Review: Three Identical Strangers (2018)
It’s hard for a documentary to surprise, especially if it follows events that played out in public just 20 years ago. The rare documentary that does surprise usually does so because the filmmaker stumbles onto something shocking in the midst of documenting something else, as was the case with last year’s riveting Oscar winner, Icarus. But Three Identical Strangers, Tim Wardle’s exceptional new documentary about three men who discovered they were identical triplets when they were 19, doesn’t have any of Icarus’s investigative mindset and doesn’t discover new facts in the midst of its creation. Instead of relying on the shock of discovery made midway through production, it uses cunning editing and structure to surprise viewers with the stunning escalation of its real-life story. The result is a perceptive exploration of nature and nurture that demonstrates how often reality outstrips even the most fanciful fiction.
Three Identical Strangers begins with subject Bobby Shafran recounting his first day at college in upstate New York, when everyone on campus recognizes him and calls him David Kellman. Bobby learns that David attended the college the year before and happens to look just like him and even shares the same birthday. Soon enough, Bobby is racing to David’s home and knocks on the door to discover an identical copy of himself answering. We learn that they are twins, separated at birth and adopted by different families, and their remarkable story becomes a major news item, which brings to light a third identical brother, Eddy Galland. The story balloons into a media sensation and the lives of these three brothers are changed forever.
This shocking discovery occurs within the first 20 minutes of the film. Wardle retells the story through interviews, archival footage, and recreations of the events that are shot in a saturated, 16mm-style that brings the past to vibrant life. The story races forward breathlessly, the viewer carried along by the momentum of what’s happening on screen, even though what the film is depicting took place almost 40 years ago. Wardle partially supplies this momentum through the recreations, which let us know that these events aren’t just a story from the past for Bobby, Eddy, and David: they’re the definitive story of their lives, which they’re still living through the implications of. And those implications are staggering.

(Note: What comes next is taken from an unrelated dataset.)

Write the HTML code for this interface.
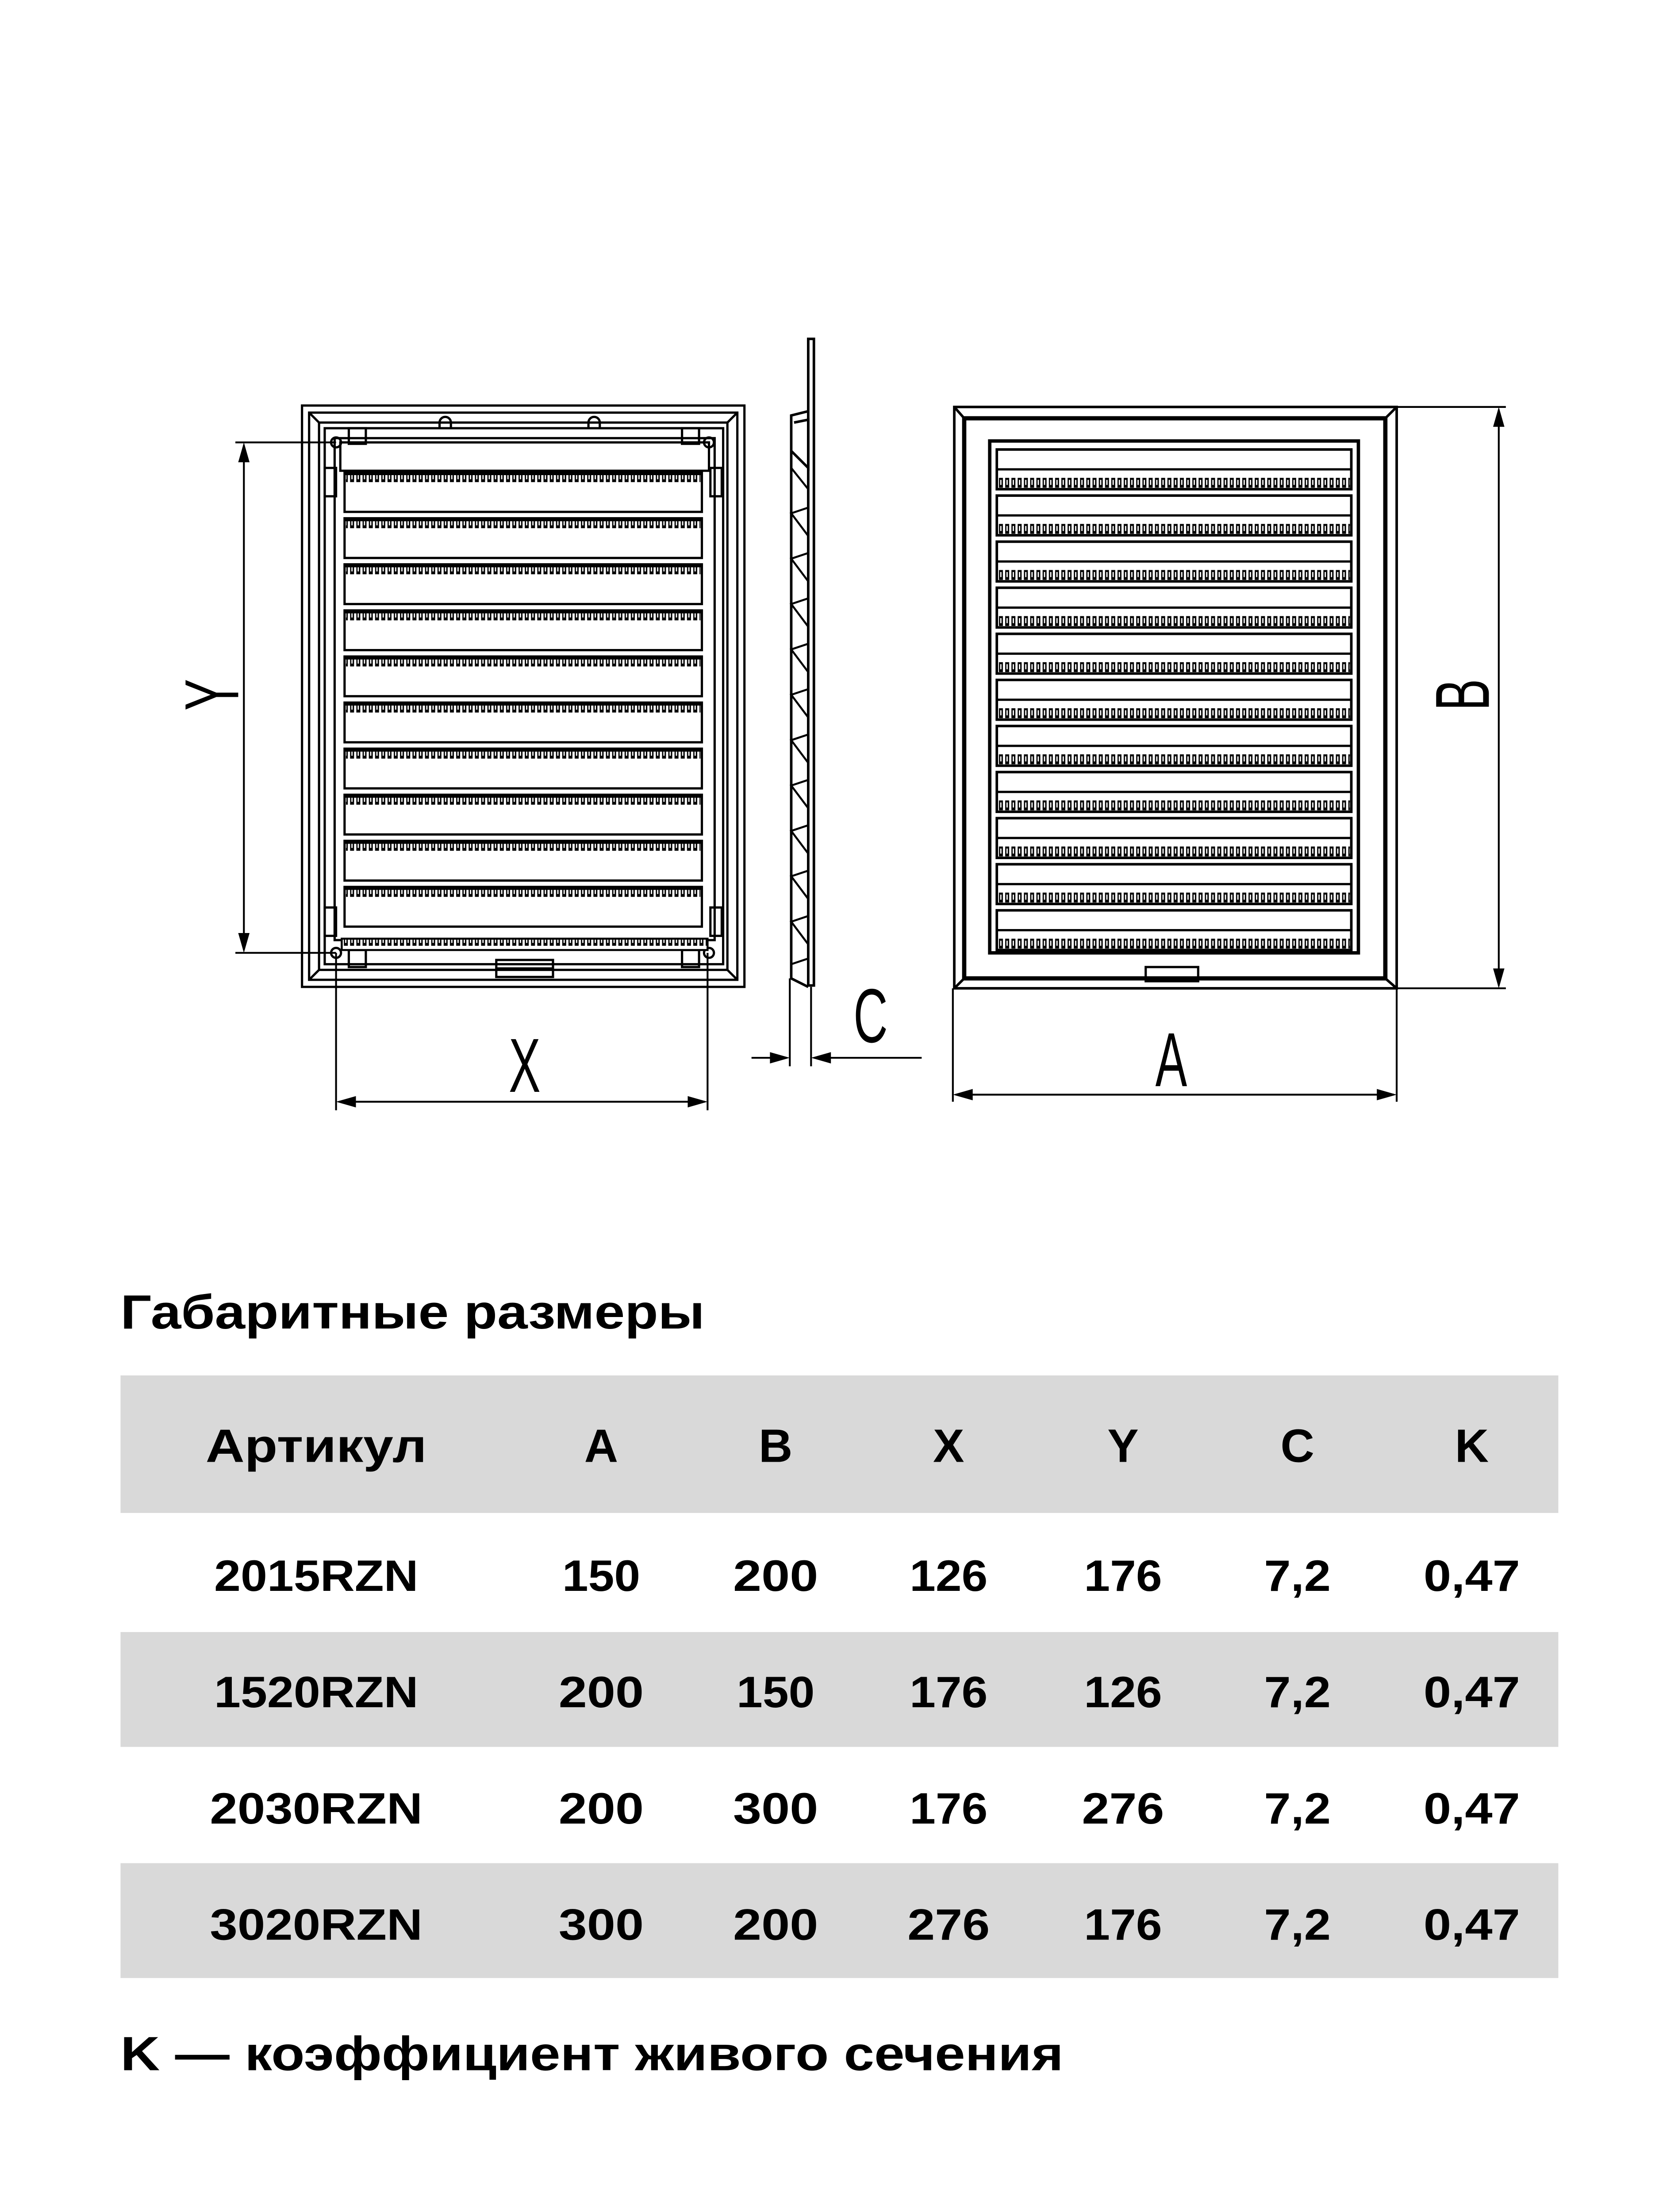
<!DOCTYPE html>
<html><head><meta charset="utf-8"><style>
html,body{margin:0;padding:0;background:#fff;}
svg{display:block;}
</style></head><body>
<svg width="3750" height="5000" viewBox="0 0 1170 1560" xmlns="http://www.w3.org/2000/svg">
<defs>
<pattern id="t" width="4.4" height="10" patternUnits="userSpaceOnUse">
<rect x="0" y="0" width="4.4" height="10" fill="#fff"/>
<rect x="0.5" y="0" width="2.8" height="7" fill="#000"/>
<rect x="1.4" y="1.4" width="0.9" height="3.6" fill="#fff"/>
</pattern>
<g id="lv">
<rect x="243" y="0" width="252" height="28" fill="#fff" stroke="#000" stroke-width="1.6"/>
<rect x="244" y="1" width="250" height="8" fill="url(#t)"/>
<line x1="243" y1="1" x2="495" y2="1" stroke="#000" stroke-width="2.2"/>
</g>
<g id="rv">
<rect x="703" y="0" width="250" height="28" fill="#fff" stroke="#000" stroke-width="1.8"/>
<line x1="703" y1="14" x2="953" y2="14" stroke="#000" stroke-width="1.6"/>
<rect x="704" y="19" width="248" height="8" fill="url(#t)"/>
</g>
</defs>
<g fill="none" stroke="#000" stroke-width="1.6">
<rect x="213" y="286" width="312" height="410"/>
<rect x="218" y="291" width="302" height="400"/>
<line x1="218" y1="291" x2="225" y2="298"/><line x1="520" y1="291" x2="513" y2="298"/>
<line x1="218" y1="691" x2="225" y2="684"/><line x1="520" y1="691" x2="513" y2="684"/>
<rect x="225" y="298" width="288" height="386"/>
<rect x="229" y="302" width="281" height="378"/>
<rect x="236" y="309" width="268" height="354"/>
<rect x="240" y="312" width="260" height="20"/>
<rect x="246" y="302" width="12" height="11"/><rect x="481" y="302" width="12" height="11"/>
<path d="M310 302 v-4 a4 4 0 0 1 8 0 v4"/><path d="M415 302 v-4 a4 4 0 0 1 8 0 v4"/>
<rect x="229" y="330" width="8" height="20"/><rect x="501" y="330" width="8" height="20"/>
<rect x="229" y="640" width="8" height="20"/><rect x="501" y="640" width="8" height="20"/>
<rect x="246" y="670" width="12" height="12"/><rect x="481" y="670" width="12" height="12"/>
<rect x="350" y="677" width="40" height="12"/>
<line x1="350" y1="683" x2="390" y2="683"/>
<circle cx="237" cy="312" r="3.5"/><circle cx="500" cy="312" r="3.5"/>
<circle cx="237" cy="672" r="3.5"/><circle cx="500" cy="672" r="3.5"/>
</g>
<use href="#lv" y="333"/><use href="#lv" y="365.5"/><use href="#lv" y="398"/><use href="#lv" y="430.5"/><use href="#lv" y="463"/><use href="#lv" y="495.5"/><use href="#lv" y="528"/><use href="#lv" y="560.5"/><use href="#lv" y="593"/><use href="#lv" y="625.5"/>
<rect x="241" y="662" width="258" height="8" fill="url(#t)" stroke="#000" stroke-width="1.4"/>

<g fill="none" stroke="#000" stroke-width="1.8">
<rect x="570" y="239" width="4" height="456"/>
<polyline points="570,290 558,293 558,690 570,696"/>
<polyline points="560,298 570,296 570,330 558,318"/>
<g stroke-width="1.4">
<polyline points="558,330 570,345 570,358 558,362 570,378 570,390 558,394 570,410 570,422 558,426 570,442 570,454 558,458 570,474 570,486 558,490 570,506 570,518 558,522 570,538 570,550 558,554 570,570 570,582 558,586 570,602 570,614 558,618 570,634 570,646 558,650 570,666 570,676 558,680"/>
</g>
</g>

<g fill="none" stroke="#000" stroke-width="1.8">
<rect x="673" y="287" width="312" height="410"/>
<rect x="680" y="295" width="297" height="395" stroke-width="3"/>
<line x1="673" y1="287" x2="680" y2="295"/><line x1="985" y1="287" x2="977" y2="295"/>
<line x1="673" y1="697" x2="680" y2="690"/><line x1="985" y1="697" x2="977" y2="690"/>
<rect x="698" y="311" width="260" height="361" stroke-width="2.4"/>
<rect x="808" y="682" width="37" height="10" stroke-width="1.6"/>
</g>
<use href="#rv" y="317"/><use href="#rv" y="349.5"/><use href="#rv" y="382"/><use href="#rv" y="414.5"/><use href="#rv" y="447"/><use href="#rv" y="479.5"/><use href="#rv" y="512"/><use href="#rv" y="544.5"/><use href="#rv" y="577"/><use href="#rv" y="609.5"/><use href="#rv" y="642"/>

<g stroke="#000" stroke-width="1.3" fill="none">
<line x1="166" y1="312" x2="237" y2="312"/><line x1="166" y1="672" x2="237" y2="672"/>
<line x1="172" y1="314" x2="172" y2="670"/>
<line x1="237" y1="672" x2="237" y2="783"/><line x1="499" y1="672" x2="499" y2="783"/>
<line x1="239" y1="777" x2="497" y2="777"/>
<line x1="557" y1="690" x2="557" y2="752"/><line x1="572" y1="696" x2="572" y2="752"/>
<line x1="530" y1="746" x2="555" y2="746"/><line x1="574" y1="746" x2="650" y2="746"/>
<line x1="672" y1="697" x2="672" y2="777"/><line x1="985" y1="697" x2="985" y2="777"/>
<line x1="674" y1="772" x2="983" y2="772"/>
<line x1="985" y1="287" x2="1062" y2="287"/><line x1="985" y1="697" x2="1062" y2="697"/>
<line x1="1057" y1="289" x2="1057" y2="695"/>
</g>
<g fill="#000">
<polygon points="172,312 168,326 176,326"/><polygon points="172,672 168,658 176,658"/>
<polygon points="237,777 251,773 251,781"/><polygon points="499,777 485,773 485,781"/>
<polygon points="557,746 543,742 543,750"/><polygon points="572,746 586,742 586,750"/>
<polygon points="672,772 686,768 686,776"/><polygon points="985,772 971,768 971,776"/>
<polygon points="1057,287 1053,301 1061,301"/><polygon points="1057,697 1053,683 1061,683"/>
</g>
<g font-family="Liberation Sans, sans-serif" font-size="54" fill="#000">
<text transform="translate(370,770) scale(0.62,1)" text-anchor="middle">X</text>
<text transform="translate(614,735) scale(0.62,1)" text-anchor="middle">C</text>
<text transform="translate(826,766) scale(0.62,1)" text-anchor="middle">A</text>
<text transform="translate(168,490) rotate(-90) scale(0.62,1)" text-anchor="middle">Y</text>
<text transform="translate(1050,490) rotate(-90) scale(0.62,1)" text-anchor="middle">B</text>
</g>

<rect x="85" y="970" width="1014" height="97" fill="#d9d9d9"/>
<rect x="85" y="1151" width="1014" height="81" fill="#d9d9d9"/>
<rect x="85" y="1314" width="1014" height="81" fill="#d9d9d9"/>
<g font-family="Liberation Sans, 'DejaVu Sans', sans-serif" font-weight="bold" fill="#000">
<text x="85" y="937" font-size="34" textLength="412" lengthAdjust="spacingAndGlyphs">Габаритные размеры</text>
<g font-size="33" text-anchor="middle">
<text x="223" y="1031" textLength="156" lengthAdjust="spacingAndGlyphs">Артикул</text><text x="424" y="1031">A</text><text x="547" y="1031">B</text><text x="669" y="1031">X</text><text x="792" y="1031">Y</text><text x="915" y="1031">C</text><text x="1038" y="1031">K</text>
</g>
<g font-size="31" text-anchor="middle" lengthAdjust="spacingAndGlyphs">
<text x="223" y="1122" textLength="144" lengthAdjust="spacingAndGlyphs">2015RZN</text><text x="424" y="1122" textLength="55" lengthAdjust="spacingAndGlyphs">150</text><text x="547" y="1122" textLength="60" lengthAdjust="spacingAndGlyphs">200</text><text x="669" y="1122" textLength="55" lengthAdjust="spacingAndGlyphs">126</text><text x="792" y="1122" textLength="55" lengthAdjust="spacingAndGlyphs">176</text><text x="915" y="1122" textLength="47" lengthAdjust="spacingAndGlyphs">7,2</text><text x="1038" y="1122" textLength="68" lengthAdjust="spacingAndGlyphs">0,47</text>
<text x="223" y="1204" textLength="144" lengthAdjust="spacingAndGlyphs">1520RZN</text><text x="424" y="1204" textLength="60" lengthAdjust="spacingAndGlyphs">200</text><text x="547" y="1204" textLength="55" lengthAdjust="spacingAndGlyphs">150</text><text x="669" y="1204" textLength="55" lengthAdjust="spacingAndGlyphs">176</text><text x="792" y="1204" textLength="55" lengthAdjust="spacingAndGlyphs">126</text><text x="915" y="1204" textLength="47" lengthAdjust="spacingAndGlyphs">7,2</text><text x="1038" y="1204" textLength="68" lengthAdjust="spacingAndGlyphs">0,47</text>
<text x="223" y="1286" textLength="150" lengthAdjust="spacingAndGlyphs">2030RZN</text><text x="424" y="1286" textLength="60" lengthAdjust="spacingAndGlyphs">200</text><text x="547" y="1286" textLength="60" lengthAdjust="spacingAndGlyphs">300</text><text x="669" y="1286" textLength="55" lengthAdjust="spacingAndGlyphs">176</text><text x="792" y="1286" textLength="58" lengthAdjust="spacingAndGlyphs">276</text><text x="915" y="1286" textLength="47" lengthAdjust="spacingAndGlyphs">7,2</text><text x="1038" y="1286" textLength="68" lengthAdjust="spacingAndGlyphs">0,47</text>
<text x="223" y="1368" textLength="150" lengthAdjust="spacingAndGlyphs">3020RZN</text><text x="424" y="1368" textLength="60" lengthAdjust="spacingAndGlyphs">300</text><text x="547" y="1368" textLength="60" lengthAdjust="spacingAndGlyphs">200</text><text x="669" y="1368" textLength="58" lengthAdjust="spacingAndGlyphs">276</text><text x="792" y="1368" textLength="55" lengthAdjust="spacingAndGlyphs">176</text><text x="915" y="1368" textLength="47" lengthAdjust="spacingAndGlyphs">7,2</text><text x="1038" y="1368" textLength="68" lengthAdjust="spacingAndGlyphs">0,47</text>
</g>
<text x="85" y="1460" font-size="34" textLength="665" lengthAdjust="spacingAndGlyphs">K — коэффициент живого сечения</text>
</g>
</svg>
</body></html>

Using interviews with the brothers as his structural frame, Wardle gradually expands the story, revealing layer upon layer of this remarkable coincidence that was left unexamined during the initial media circus. The revelations are startling and bring up difficult questions of nature, nurture, and the psychological impact of fame and family. After each new revelation, Wardle cunningly goes back to familiar archival footage of the brothers during the initial news story, letting us watch their TV appearances in light of the new information we receive. This repetitive editing reveals the power of context and the shortcomings of how we examine exceptional stories in the media, often unable to look beyond the glamorous surface to the cold-hard truths beneath.
To say any more about the revelations of Three Identical Strangers would ruin the surprise and half-the-fun. Just know that the shocking developments of its story reveal much about the way we’re raised and how we come to be the people we are. Avoid Google searches and Wikipedia pages and be treated to one of the great surprises of 2018.
8 out of 10
Three Identical Strangers (2018, USA/UK)
Directed by Tim Wardle; featuring David Kellman, Bobby Shafran, Eddy Galland.